Citizen engagement is a critical first step: You can’t solve a problem if you don’t know it exists. Getting involved with community councils, Main Street programs, and other similar organizations is a start. Subscribing to notifications from your municipality through services like the Engage Cincy Action Team (ECAT)
or even social media platforms where announcements about commission and review board meetings are made.
“Some communities have a residents council or redevelopment group that understands the impact of development, so they get involved early to shape or stop a project,” says Kirk. “Others are not as engaged and are unprepared when development projects arise.”
Once you’re connected to communication channels, show up. Attend council and committee meetings. Participate in the process.

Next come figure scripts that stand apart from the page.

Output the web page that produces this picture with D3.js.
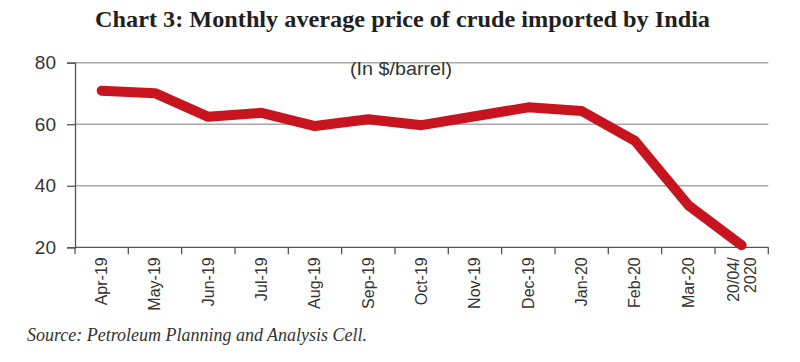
<!DOCTYPE html>
<html>
<head>
<meta charset="utf-8">
<script src="https://cdn.jsdelivr.net/npm/d3@7"></script>
<style>
  body { margin: 0; background: #fff; }
  svg { display: block; }
</style>
</head>
<body>
<div id="chart"></div>
<script>
var months = ['Apr-19', 'May-19', 'Jun-19', 'Jul-19', 'Aug-19', 'Sep-19', 'Oct-19',
              'Nov-19', 'Dec-19', 'Jan-20', 'Feb-20', 'Mar-20', '20/04/2020'];
var prices = [70.9, 70.1, 62.4, 63.7, 59.4, 61.6, 59.7, 62.6, 65.5, 64.3, 54.6, 33.7, 20.7];
var yTicks = [20, 40, 60, 80];

var width = 800, height = 362;
var margin = {top: 62.7, right: 31.7, bottom: 114.7, left: 75};

var svg = d3.select('#chart')
    .append('svg')
    .attr('width', width)
    .attr('height', height);

var x = d3.scaleBand()
    .domain(months)
    .range([margin.left, width - margin.right]);

var y = d3.scaleLinear()
    .domain([20, 80])
    .range([height - margin.bottom, margin.top]);

// title
svg.append('text')
    .attr('x', 402.5)
    .attr('y', 27)
    .attr('text-anchor', 'middle')
    .attr('textLength', 615)
    .attr('lengthAdjust', 'spacingAndGlyphs')
    .style('font-family', '"Liberation Serif", serif')
    .style('font-weight', 'bold')
    .style('font-size', '23px')
    .style('fill', '#231f20')
    .text('Chart 3: Monthly average price of crude imported by India');

// gridlines
svg.append('g')
    .selectAll('line')
    .data(yTicks.slice(1))
    .enter()
    .append('line')
    .attr('x1', margin.left)
    .attr('x2', width - margin.right)
    .attr('y1', function(d) { return y(d); })
    .attr('y2', function(d) { return y(d); })
    .style('stroke', '#a8a8a8')
    .style('stroke-width', 1.5);

// y axis
var yAxis = svg.append('g')
    .attr('transform', 'translate(' + margin.left + ',0)')
    .call(d3.axisLeft(y).tickValues(yTicks).tickSize(8).tickPadding(11));
yAxis.selectAll('text')
    .style('font-family', '"Liberation Sans", Arial, sans-serif')
    .style('font-size', '19px')
    .style('fill', '#333');
yAxis.selectAll('line, path').style('stroke', '#555').style('stroke-width', 1.3);

// x axis, ticks on the band edges
var xAxis = svg.append('g')
    .attr('transform', 'translate(0,' + y(20) + ')');
xAxis.append('line')
    .attr('x1', margin.left)
    .attr('x2', width - margin.right)
    .style('stroke', '#555')
    .style('stroke-width', 1.3);
var edges = months.map(function(m) { return x(m); }).concat([x(months[months.length - 1]) + x.bandwidth()]);
xAxis.selectAll('line.tick')
    .data(edges)
    .enter()
    .append('line')
    .attr('class', 'tick')
    .attr('x1', function(d) { return d; })
    .attr('x2', function(d) { return d; })
    .attr('y1', 0)
    .attr('y2', 7)
    .style('stroke', '#555')
    .style('stroke-width', 1.3);

var labels = xAxis.selectAll('g.lbl')
    .data(months)
    .enter()
    .append('g')
    .attr('class', 'lbl')
    .attr('transform', function(d) {
        return 'translate(' + (x(d) + x.bandwidth() / 2) + ',10) rotate(-90)';
    });
labels.each(function(d) {
    var g = d3.select(this);
    var lines = d === '20/04/2020' ? ['20/04/', '2020'] : [d];
    var t = g.append('text')
        .attr('text-anchor', 'end')
        .style('font-family', '"Liberation Sans", Arial, sans-serif')
        .style('font-size', '16px')
        .style('fill', '#333');
    lines.forEach(function(l, i) {
        t.append('tspan')
            .attr('x', 0)
            .attr('y', lines.length > 1 ? (i === 0 ? -3 : 14) : 5.5)
            .text(l);
    });
});

// unit note
svg.append('text')
    .attr('x', 401)
    .attr('y', 75)
    .attr('text-anchor', 'middle')
    .attr('textLength', 102)
    .attr('lengthAdjust', 'spacingAndGlyphs')
    .style('font-family', '"Liberation Sans", Arial, sans-serif')
    .style('font-size', '18px')
    .style('fill', '#333')
    .text('(In $/barrel)');

// price line
var line = d3.line()
    .x(function(d, i) { return x(months[i]) + x.bandwidth() / 2; })
    .y(function(d) { return y(d); });

svg.append('path')
    .datum(prices)
    .attr('d', line)
    .style('fill', 'none')
    .style('stroke', '#c8141e')
    .style('stroke-width', 10)
    .style('stroke-linejoin', 'round')
    .style('stroke-linecap', 'round');

// source
svg.append('text')
    .attr('x', 27)
    .attr('y', 341)
    .attr('textLength', 340)
    .attr('lengthAdjust', 'spacingAndGlyphs')
    .style('font-family', '"Liberation Serif", serif')
    .style('font-style', 'italic')
    .style('font-size', '18px')
    .style('fill', '#333')
    .text('Source: Petroleum Planning and Analysis Cell.');
</script>
</body>
</html>
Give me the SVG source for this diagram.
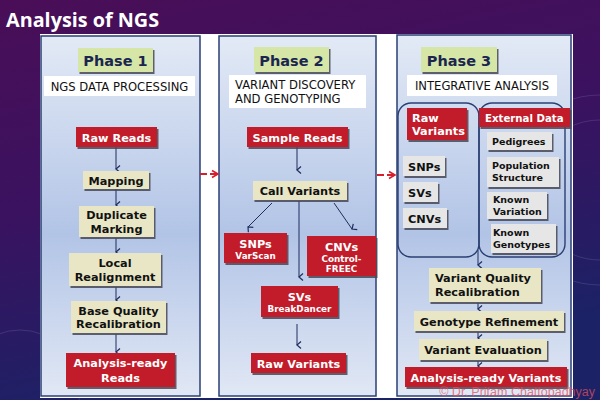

“When you are engaged and sit in on a meeting to hear what’s required by developer, you learn that it really is the process of making a deal: the city gives something, the developer gives something,” says Dingeldein. “When you participate, even if you lose, it feels good to know that you may have helped shift the conversation, and that may have impact over a longer time horizon.”
In addition to getting informed and participating, people concerned about development need to become experts in good design
“We have such a rich architectural fabric and people are passionate about it, but also unsure how that shapes future development,” says Ammar. “We love historic architecture because its honest. New construction shouldn’t look historic. Faux historicism shows a lack of understanding of what we can create today.”
Not only should individual citizens be familiar with design and engagement principles, but they should also demand their elected and civic officials do the same.
As communities across the tristate become desirable places to live and work, municipalities have more leverage to require better design and more stakeholder engagement. Working together, citizens, architects, developers, and elected officials can co-create a safe, healthy, and equitable built environment.